Stephen Fitzpatrick, CEO and Founder of OVO said:

“This transaction marks a significant moment for the energy industry. Advances in technology, the falling cost of renewable energy and battery storage, the explosion of data and the urgent need to decarbonise are completely transforming the global energy system. 

“For the past three years OVO has been investing heavily in scalable operating platforms, smart data capabilities and connected home services, ensuring we’re well positioned to grow and take advantage of new opportunities in a changing market.

“SSE and OVO are a great fit. They share our values on sustainability and serving customers. They’ve built an excellent team that I’m really looking forward to working with.”

Transaction Details

As part of the Transaction:

  • An amount of £59m will be deducted from the cash consideration reflecting debt like items including SSE Energy Services accruals in respect of the Capacity Market mechanism.
  • On completion, in addition to the net cash consideration, SSE will receive a £100m loan note to be issued by a member of the OVO group due in 2029, unless prepaid earlier, with an annual interest rate of 13.25% payable in kind.
  • SSE and OVO have agreed a ‘locked box mechanism’ with a date for transfer of economic interest of 30 June 2019 (subject to customary permitted leakage provisions).
  • SSE has submitted Renewable Obligation Certificates in August 2019 in satisfaction of SSE Energy Services’ Renewables Obligation for the obligation period ended 31 March 2019, the last full financial year of SSE ownership.  OVO will be liable for all Renewable Obligations accruing thereafter.
  • All of SSE Energy Services’ c.8,000 employees will transfer to OVO.
  • In order to ensure a smooth transition, for a period post completion, SSE will continue to provide certain services to OVO under a Transitional Services Agreement.

Certain defined benefits pension liabilities of SSE Energy Services, relating to up to approximately 300 employees, may transfer from SSE pension schemes to a new SSE Energy Services pension scheme as part of the transaction, with SSE providing a top-up (if necessary) to ensure that the new scheme benefits are fully funded on an agreed basis.

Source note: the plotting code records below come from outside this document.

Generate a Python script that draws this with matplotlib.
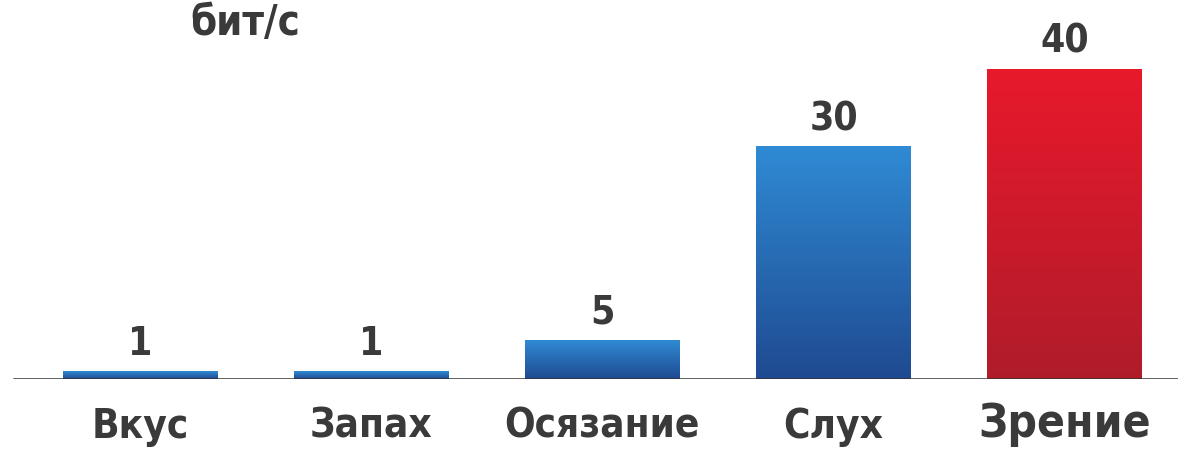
import numpy as np
import matplotlib.pyplot as plt
from matplotlib.colors import LinearSegmentedColormap

# Data
categories = ["Вкус", "Запах", "Осязание", "Слух", "Зрение"]
values = [1, 1, 5, 30, 40]
unit_label = "бит/с"

blue_cmap = LinearSegmentedColormap.from_list("blue", ["#1f4a91", "#2f8bd4"])
red_cmap = LinearSegmentedColormap.from_list("red", ["#b01c2a", "#e8192c"])

fig = plt.figure(figsize=(11.78, 4.56), dpi=100)
ax = fig.add_axes([0, 76 / 456, 1, 380 / 456])

x = np.arange(len(categories))
bars = ax.bar(x, values, width=0.67, color="none", zorder=2)

# gradient fills clipped to bars
grad = np.linspace(0, 1, 256).reshape(-1, 1)
for i, b in enumerate(bars):
    cmap = red_cmap if i == len(bars) - 1 else blue_cmap
    x0, y0 = b.get_x(), b.get_y()
    w, h = b.get_width(), b.get_height()
    im = ax.imshow(grad, cmap=cmap, aspect="auto", origin="lower",
                   extent=[x0, x0 + w, y0, y0 + h], zorder=2)
    im.set_clip_path(b)

ax.set_xlim(-0.606, 4.49)
ax.set_ylim(0, 49)
ax.axis("off")

# baseline
ax.axhline(0, xmin=0.012, xmax=1, color="#333333", lw=1.8, zorder=3)

txt_color = "#3a3a3a"
font = dict(family="DejaVu Sans", fontstretch="condensed", fontweight="bold",
            color=txt_color)

for i, v in enumerate(values):
    ax.text(x[i], v + 1.2, str(v), ha="center", va="bottom", fontsize=28,
            **font)

for i, c in enumerate(categories):
    size = 33 if c == "Зрение" else 29
    fig.text((x[i] + 0.606) / 5.096, 0.02, c, ha="center", va="bottom",
             fontsize=size, **font)

fig.text(245 / 1178, 0.995, unit_label, ha="center", va="top", fontsize=30,
         **font)

plt.savefig("out.png", dpi=100)
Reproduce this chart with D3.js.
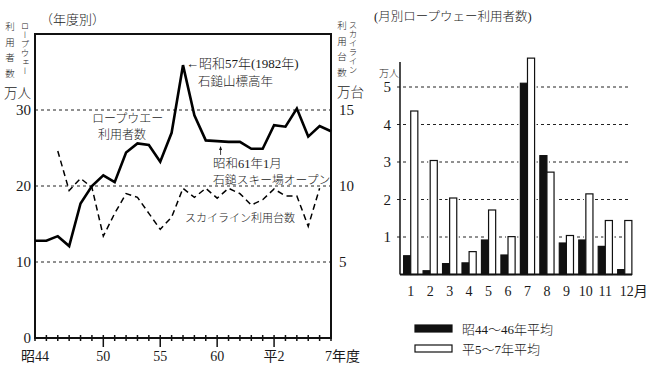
<!DOCTYPE html>
<html><head><meta charset="utf-8">
<script src="https://cdn.jsdelivr.net/npm/d3@7"></script>
<style>
body{margin:0;background:#fff}
svg{display:block}
text{font-family:"Liberation Serif","DejaVu Serif","Noto Sans CJK JP",serif;fill:#1a1a1a}
.jp{font-weight:300}
.vt{font-family:"Noto Sans CJK JP",sans-serif;font-weight:300}
</style></head><body>
<div id="chart"></div>
<script>
const width = 659, height = 367

// yearly (昭44 = 1969 ... 平7 = 1995)
const years = d3.range(1969, 1996)
const ropeway = [12.8,12.8,13.4,12.1,17.7,20.0,21.4,20.5,24.4,25.6,25.4,23.2,27.0,35.9,29.3,26.0,25.9,25.8,25.8,24.9,24.9,28.0,27.8,30.2,26.5,27.9,27.2]
const skylineYears = d3.range(1971, 1995)
const skyline = [12.3,9.7,10.5,9.9,6.7,8.2,9.5,9.25,8.2,7.15,7.95,9.85,9.25,9.85,9.2,9.85,9.5,8.75,9.1,9.8,9.35,9.35,7.35,9.85]
const yearTicks = [1969,1975,1980,1985,1990,1995]
const yearTickLabels = ["昭44","50","55","60","平2","7年度"]
const leftTicks = [0,10,20,30]
const rightTicks = [5,10,15]

// monthly
const months = d3.range(1, 13)
const monthLabels = ["1","2","3","4","5","6","7","8","9","10","11","12月"]
const early = [0.5,0.1,0.29,0.31,0.92,0.52,5.1,3.17,0.84,0.92,0.75,0.13]
const recent = [4.36,3.04,2.04,0.61,1.72,1.01,5.77,2.73,1.04,2.15,1.44,1.44]
const series = ["昭44～46年平均","平5～7年平均"]
const monthTicks = [1,2,3,4,5]

const svg = d3.select("#chart").append("svg")
  .attr("width", width).attr("height", height)

// ---------- left chart ----------
const x = d3.scaleLinear().domain([1969, 1995]).range([35, 331])
const y = d3.scaleLinear().domain([0, 40]).range([338, 34])
const y2 = d3.scaleLinear().domain([0, 20]).range([338, 34])

const left = svg.append("g")

left.selectAll("line.grid")
  .data(leftTicks.filter(d => d > 0))
  .join("line")
  .attr("x1", x(1969)).attr("x2", x(1995))
  .attr("y1", d => y(d)).attr("y2", d => y(d))
  .attr("stroke", "#222").attr("stroke-width", 1).attr("stroke-dasharray", "3,3")

// frame
left.append("rect")
  .attr("x", x(1969)).attr("y", y(40))
  .attr("width", x(1995) - x(1969)).attr("height", y(0) - y(40))
  .attr("fill", "none").attr("stroke", "#111").attr("stroke-width", 2)

// year ticks
left.selectAll("line.minor")
  .data(years)
  .join("line")
  .attr("x1", d => x(d)).attr("x2", d => x(d))
  .attr("y1", y(0) - 3)
  .attr("y2", d => yearTicks.slice(1, -1).includes(d) ? y(0) + 9 : y(0) + 3)
  .attr("stroke", "#111").attr("stroke-width", 1.5)

left.selectAll("text.xl")
  .data(yearTicks)
  .join("text")
  .attr("x", (d, i) => i === yearTickLabels.length - 1 ? x(d) - 6 : x(d))
  .attr("y", 361)
  .attr("text-anchor", (d, i) => i === yearTickLabels.length - 1 ? "start" : "middle")
  .attr("font-size", 14)
  .text((d, i) => yearTickLabels[i])

left.selectAll("text.yl")
  .data(leftTicks)
  .join("text")
  .attr("x", 31).attr("y", d => y(d) + 5)
  .attr("text-anchor", "end").attr("font-size", 15)
  .text(d => d)

left.selectAll("text.yr")
  .data(rightTicks)
  .join("text")
  .attr("x", 339).attr("y", d => y2(d) + 5)
  .attr("font-size", 15)
  .text(d => d)

// lines
left.append("path")
  .datum(ropeway)
  .attr("fill", "none").attr("stroke", "#000").attr("stroke-width", 2.6)
  .attr("stroke-linejoin", "miter")
  .attr("d", d3.line().x((d, i) => x(years[i])).y(d => y(d)))

left.append("path")
  .datum(skyline)
  .attr("fill", "none").attr("stroke", "#000").attr("stroke-width", 1.5)
  .attr("stroke-dasharray", "6,4")
  .attr("d", d3.line().x((d, i) => x(skylineYears[i])).y(d => y2(d)))

// titles / annotations
const txt = (g, tx, ty, s, size, cls = "jp") =>
  g.append("text").attr("class", cls).attr("x", tx).attr("y", ty)
    .attr("font-size", size).text(s)

txt(svg, 40, 24, "（年度別）", 13)
txt(svg, 4, 98, "万人", 13.5)
txt(svg, 337, 97, "万台", 13.5)
txt(svg, 186, 68, "←昭和57年(1982年)", 13)
txt(svg, 198, 86, "石鎚山標高年", 12.5)
txt(svg, 92, 123, "ロープウエー", 12)
txt(svg, 98, 139, "利用者数", 12)
txt(svg, 213, 168, "昭和61年1月", 12.5)
txt(svg, 213, 184, "石鎚スキー場オープン", 11.8)
txt(svg, 185, 222, "スカイライン利用台数", 11)

// small arrow up to 1985
svg.append("line")
  .attr("x1", x(1985.3)).attr("x2", x(1985.3))
  .attr("y1", y(25.8) + 13).attr("y2", y(25.8) + 5)
  .attr("stroke", "#111").attr("stroke-width", 0.8)
svg.append("path")
  .attr("d", d3.line()([[x(1985.3) - 1.5, y(25.8) + 8], [x(1985.3), y(25.8) + 4], [x(1985.3) + 1.5, y(25.8) + 8]]))
  .attr("fill", "#111")

// vertical axis titles
const vtext = (tx, ty, s, size, gap) =>
  svg.append("text").attr("class", "vt")
    .attr("x", tx).attr("y", ty)
    .attr("font-size", size)
    .style("writing-mode", "vertical-rl")
    .style("letter-spacing", gap + "px")
    .text(s)

vtext(10, 22, "利用者数", 9.5, 6)
vtext(25, 22, "ロープウェー", 8.5, 0.5)
vtext(342, 21, "利用台数", 9.5, 6)
vtext(353, 21, "スカイライン", 8.5, 0.5)

// ---------- right chart ----------
const xm = d3.scaleBand().domain(months).range([401, 634.5]).paddingInner(0.27).paddingOuter(0.135)
const xs = d3.scaleBand().domain(series).range([0, xm.bandwidth()])
const ym = d3.scaleLinear().domain([0, 6]).range([274.5, 49.5])

const right = svg.append("g")

right.selectAll("line.grid")
  .data(monthTicks)
  .join("line")
  .attr("x1", 397).attr("x2", 631)
  .attr("y1", d => ym(d)).attr("y2", d => ym(d))
  .attr("stroke", "#222").attr("stroke-width", 1).attr("stroke-dasharray", "3,3")

right.selectAll("text.yl")
  .data(monthTicks)
  .join("text")
  .attr("x", 391).attr("y", d => ym(d) + 5)
  .attr("text-anchor", "end").attr("font-size", 15)
  .text(d => d)

txt(svg, 379, 77, "万人", 10)
txt(svg, 374, 21, "(月別ロープウェー利用者数)", 12.5).attr("font-weight", 400)

const barData = months.flatMap((m, i) => [
  {m, s: series[0], v: early[i]},
  {m, s: series[1], v: recent[i]}
])

// white halos interrupt gridlines
right.selectAll("rect.halo")
  .data(barData)
  .join("rect")
  .attr("x", d => xm(d.m) + xs(d.s) - 2)
  .attr("width", xs.bandwidth() + 4)
  .attr("y", d => ym(d.v) - 1)
  .attr("height", d => ym(0) - ym(d.v) + 1)
  .attr("fill", "#fff")

right.selectAll("rect.bar")
  .data(barData)
  .join("rect")
  .attr("x", d => xm(d.m) + xs(d.s))
  .attr("width", xs.bandwidth())
  .attr("y", d => ym(d.v))
  .attr("height", d => ym(0) - ym(d.v))
  .attr("fill", d => d.s === series[0] ? "#111" : "#fff")
  .attr("stroke", "#111").attr("stroke-width", 1.2)

right.append("line")
  .attr("x1", 400).attr("x2", 400)
  .attr("y1", ym(0)).attr("y2", ym(5.67))
  .attr("stroke", "#111").attr("stroke-width", 1.5)
right.append("line")
  .attr("x1", 400).attr("x2", 632)
  .attr("y1", ym(0)).attr("y2", ym(0))
  .attr("stroke", "#111").attr("stroke-width", 1.8)

right.selectAll("text.xl")
  .data(months)
  .join("text")
  .attr("x", (d, i) => i === 11 ? xm(d) + xm.bandwidth() / 2 - 5 : xm(d) + xm.bandwidth() / 2)
  .attr("y", 296)
  .attr("text-anchor", (d, i) => i === 11 ? "start" : "middle")
  .attr("font-size", 14)
  .text((d, i) => monthLabels[i])

// legend
const legend = right.selectAll("g.leg")
  .data(series)
  .join("g")
  .attr("transform", (d, i) => `translate(415,${325 + i * 20})`)
legend.append("rect")
  .attr("width", 37).attr("height", 7)
  .attr("fill", (d, i) => i === 0 ? "#111" : "#fff")
  .attr("stroke", "#111").attr("stroke-width", 1.2)
legend.append("text")
  .attr("class", "jp")
  .attr("x", 47).attr("y", 9)
  .attr("font-size", 13)
  .text(d => d)
</script>
</body></html>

  • There will be no immediate impact on customers after completion; the SSE brand will be operated by OVO under license for a period, allowing time for a phased and carefully managed migration and continued high standards of customer service.

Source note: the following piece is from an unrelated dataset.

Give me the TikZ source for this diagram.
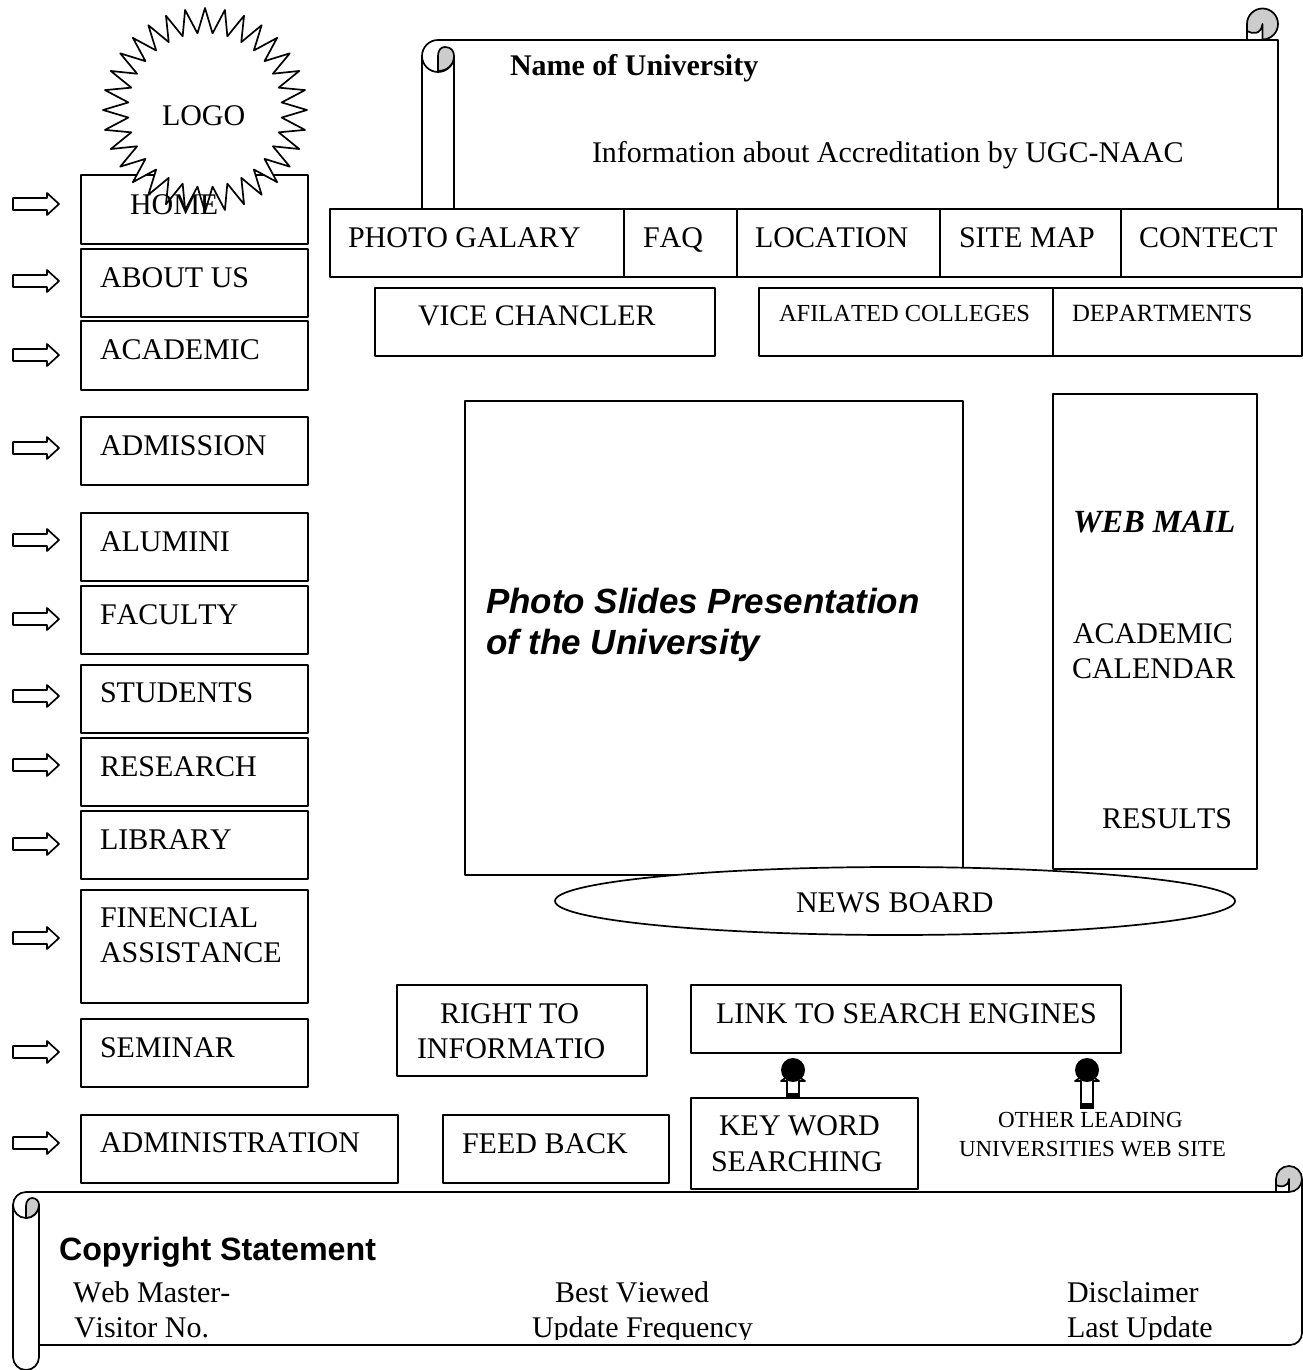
\documentclass[tikz,border=0pt]{standalone}
\usepackage{fontspec}
\setmainfont[Kerning=Off]{Liberation Serif}
\newfontfamily\arialfont[Kerning=Off]{Liberation Sans}
\definecolor{curl}{gray}{0.8}
\tikzset{
  outl/.style={draw=black,line width=1.7pt,line join=round},
  boxw/.style={outl,fill=white},
  lbl/.style={anchor=base west,inner sep=0pt,outer sep=0pt,font=\fontsize{30}{35}\selectfont,align=left},
  lblsmall/.style={lbl,font=\fontsize{24.5}{30}\selectfont},
  lbltiny/.style={lbl,font=\fontsize{23}{29}\selectfont},
  blockarrow/.pic={\draw[outl,fill=white] (-23,-6)--(11,-6)--(11,-11)--(23,0)--(11,11)--(11,6)--(-23,6)--cycle;},
  pics/uparrow/.style={code={
    \draw[outl,fill=white] (-6,#1)--(-6,11)--(-12,11)--(0,3)--(12,11)--(6,11)--(6,#1)--cycle;
    \fill[black] (-6.8,#1-5) rectangle (6.8,#1+0.8);
    \fill[black] (0,0) circle[radius=12];
  }},
}
\begin{document}
\begin{tikzpicture}[x=1pt,y=-1pt]
\useasboundingbox (0,0) rectangle (1302,1370);
% top scroll
\draw[outl,fill=white] (422,209)--(422,56) arc[start angle=-180,end angle=-90,radius=16]--(1278,40)--(1278,209);
\draw[outl,fill=white] (422,56) arc[start angle=-180,end angle=-360,radius=16]--(454,209)--(422,209)--cycle;
\draw[outl,fill=curl] (438,71) -- (438,56) .. controls (438,50) and (441,47) .. (445,47) .. controls (451,47) and (454,51) .. (454,56) .. controls (454,65) and (447,71) .. (438,71) -- cycle;
\draw[outl,fill=curl] (1262.5,39.5) arc[start angle=90,end angle=0,radius=15.5] arc[start angle=0,end angle=-180,radius=15.5] -- (1247,31) .. controls (1252,34) and (1261,35) .. (1262.5,24) -- cycle;
\draw[outl] (1247,31)--(1247,40);
% nav boxes
\draw[boxw] (81,175) rectangle (308,244);
\draw[boxw] (81,249) rectangle (308,317);
\draw[boxw] (81,321) rectangle (308,390);
\draw[boxw] (81,417) rectangle (308,485);
\draw[boxw] (81,513) rectangle (308,581);
\draw[boxw] (81,586) rectangle (308,654);
\draw[boxw] (81,665) rectangle (308,733);
\draw[boxw] (81,738) rectangle (308,806);
\draw[boxw] (81,811) rectangle (308,879);
\draw[boxw] (81,890) rectangle (308,1003);
\draw[boxw] (81,1019) rectangle (308,1087);
\draw[boxw] (81,1115) rectangle (398,1183);
% logo
\draw[outl,fill=white] plot[samples at={0,...,63},variable=\k] ({205+(mod(\k,2)==0?102:77)*sin(\k*5.625)},{110-(mod(\k,2)==0?102:77)*cos(\k*5.625)}) -- cycle;
\node[lbl] (logo) at (162,125) {LOGO};
% nav text
\node[lbl] (home) at (130,214) {HOME};
\node[lbl] (about) at (100,287) {ABOUT US};
\node[lbl] (academic) at (100,359) {ACADEMIC};
\node[lbl] (admission) at (100,455) {ADMISSION};
\node[lbl] (alumini) at (100,551) {ALUMINI};
\node[lbl] (faculty) at (100,624) {FACULTY};
\node[lbl] (students) at (100,702) {STUDENTS};
\node[lbl] (research) at (100,776) {RESEARCH};
\node[lbl] (library) at (100,849) {LIBRARY};
\node[lbl] (finencial) at (100,962) {FINENCIAL\\ASSISTANCE};
\node[lbl] (seminar) at (100,1057) {SEMINAR};
\node[lbl] (administration) at (100,1152) {ADMINISTRATION};
% arrows
\foreach \yy in {204,281,355,448,540,619,696,765,844,938,1052,1143}
  \pic at (36,\yy) {blockarrow};
% top bar
\draw[boxw] (330,209) rectangle (1302,277);
\foreach \xx in {624,737,940,1121} \draw[outl] (\xx,209)--(\xx,277);
\node[lbl] (photogal) at (348,247) {PHOTO GALARY};
\node[lbl] (faq) at (643,247) {FAQ};
\node[lbl] (location) at (755,247) {LOCATION};
\node[lbl] (sitemap) at (959,247) {SITE MAP};
\node[lbl] (contect) at (1139,247) {CONTECT};
% second row
\draw[boxw] (375,288) rectangle (715,356);
\draw[boxw] (759,288) rectangle (1053,356);
\draw[boxw] (1053,288) rectangle (1302,356);
\node[lbl,font=\fontsize{29.8}{35}\selectfont] (vice) at (418,325) {VICE CHANCLER};
\node[lblsmall] (afilated) at (779,321) {AFILATED COLLEGES};
\node[lblsmall,font=\fontsize{24.8}{30}\selectfont] (departments) at (1072,321) {DEPARTMENTS};
% header text
\node[lbl,font=\fontsize{30}{35}\selectfont\bfseries] (uni) at (510,76) {Name of University};
\node[lbl] (info) at (592,162) {Information about Accreditation by UGC-NAAC};
% centre
\draw[boxw] (465,401) rectangle (963,875);
\draw[boxw] (1053,394) rectangle (1257,869);
\node[lbl,font=\fontsize{35}{41}\selectfont\arialfont\bfseries\itshape] (slides) at (486,654) {Photo Slides Presentation\\of the University};
\node[lbl,font=\fontsize{32.3}{35}\selectfont\bfseries\itshape] (webmail) at (1073,532) {WEB MAIL};
\node[lbl] (calendar) at (1072,678) {\hspace{1pt}ACADEMIC\\CALENDAR};
\node[lbl] (results) at (1102,828) {RESULTS};
\draw[boxw] (895,901) ellipse[x radius=340,y radius=34];
\node[lbl] (newstext) at (796,912) {NEWS BOARD};
% lower boxes
\draw[boxw] (397,985) rectangle (647,1076);
\draw[boxw] (691,985) rectangle (1121,1053);
\draw[boxw] (443,1115) rectangle (669,1183);
\draw[boxw] (691,1098) rectangle (918,1189);
\node[lbl] (right) at (417,1058) {\hspace{23pt}RIGHT TO\\INFORMATIO};
\node[lbl] (link) at (716,1023) {LINK TO SEARCH ENGINES};
\node[lbl] (feed) at (462,1153) {FEED BACK};
\node[lbl,font=\fontsize{30}{36}\selectfont] (key) at (711,1171) {\hspace{8pt}KEY WORD\\SEARCHING};
\pic at (793,1070) {uparrow=28};
\pic at (1087,1070) {uparrow=38};
\node[lbltiny] (other) at (959,1156) {\hspace{39pt}OTHER LEADING\\UNIVERSITIES WEB SITE};
% bottom scroll
\draw[outl] (39,1345)--(1290,1345) arc[start angle=-270,end angle=-360,radius=12] -- (1302,1179);
\draw[outl] (26,1192)--(1289,1192);
\draw[outl,fill=white] (13,1205) arc[start angle=-180,end angle=-360,radius=13] -- (39,1357) arc[start angle=0,end angle=180,radius=13] -- cycle;
\draw[outl] (13,1205) arc[start angle=-180,end angle=-90,radius=13];
\draw[outl,fill=curl] (26,1218) -- (26,1206) .. controls (26,1201) and (29,1198) .. (32,1198) .. controls (36,1198) and (39,1201) .. (39,1205) .. controls (39,1212) and (33,1218) .. (26,1218) -- cycle;
\draw[outl,fill=curl] (1289,1192) arc[start angle=90,end angle=0,radius=13] arc[start angle=0,end angle=-180,radius=13] -- (1276,1185) .. controls (1280,1187) and (1288,1188) .. (1289,1179) -- cycle;
\draw[outl] (1276,1185)--(1276,1192);
\node[lbl,font=\fontsize{32.25}{35}\selectfont\arialfont\bfseries] (copyright) at (59,1260) {Copyright Statement};
\node[lbl] (webmaster) at (73,1302) {Web Master-};
\node[lbl] (best) at (555,1302) {Best Viewed};
\node[lbl] (disclaimer) at (1067,1302) {Disclaimer};
\begin{scope}
\clip (0,1310) rectangle (1302,1339);
\node[lbl] (visitor) at (74,1337) {Visitor No.};
\node[lbl] (update) at (532,1337) {Update Frequency};
\node[lbl] (last) at (1067,1337) {Last Update};
\end{scope}
\end{tikzpicture}
\end{document}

The transaction is subject to the satisfaction of certain conditions including FCA and CMA approvals.

The transaction agreement has a long-stop date of 31 May 2020.

Benefits and outlook for SSE

SSE’s strategy is to create value for shareholders and society from developing, operating and owning energy and related infrastructure in a sustainable way. SSE has a clear focus on renewable energy and electricity networks, supported by businesses complementary to them.

With a clear vision to be ‘a leading energy company in a low carbon world’ and a corresponding business model aligned to ‘net zero’ carbon emissions by 2050, the future SSE is well placed to create value from the low carbon transition.

Ultimately, this transaction would be another stepping stone towards the execution of SSE’s clearly articulated strategy, leaving a more focused group able to specialise in the low-carbon infrastructure needed now and in the future. 

In line with its stated strategy, SSE will also continue to supply energy to business customers in GB and to business and household customers in Northern Ireland and Ireland.

SSE's commitment to remunerating shareholders

SSE’s financial strategy remains the same with the Board of SSE committed to remunerating shareholders' investment and fully focused on delivery of the remaining four years of its five-year dividend plan to March 2023. It still intends to recommend a full year dividend of 80 pence per share in respect of the financial year ending 31 March 2020 and is targeting annual increases that keep pace with RPI for the three years after that, to March 2023.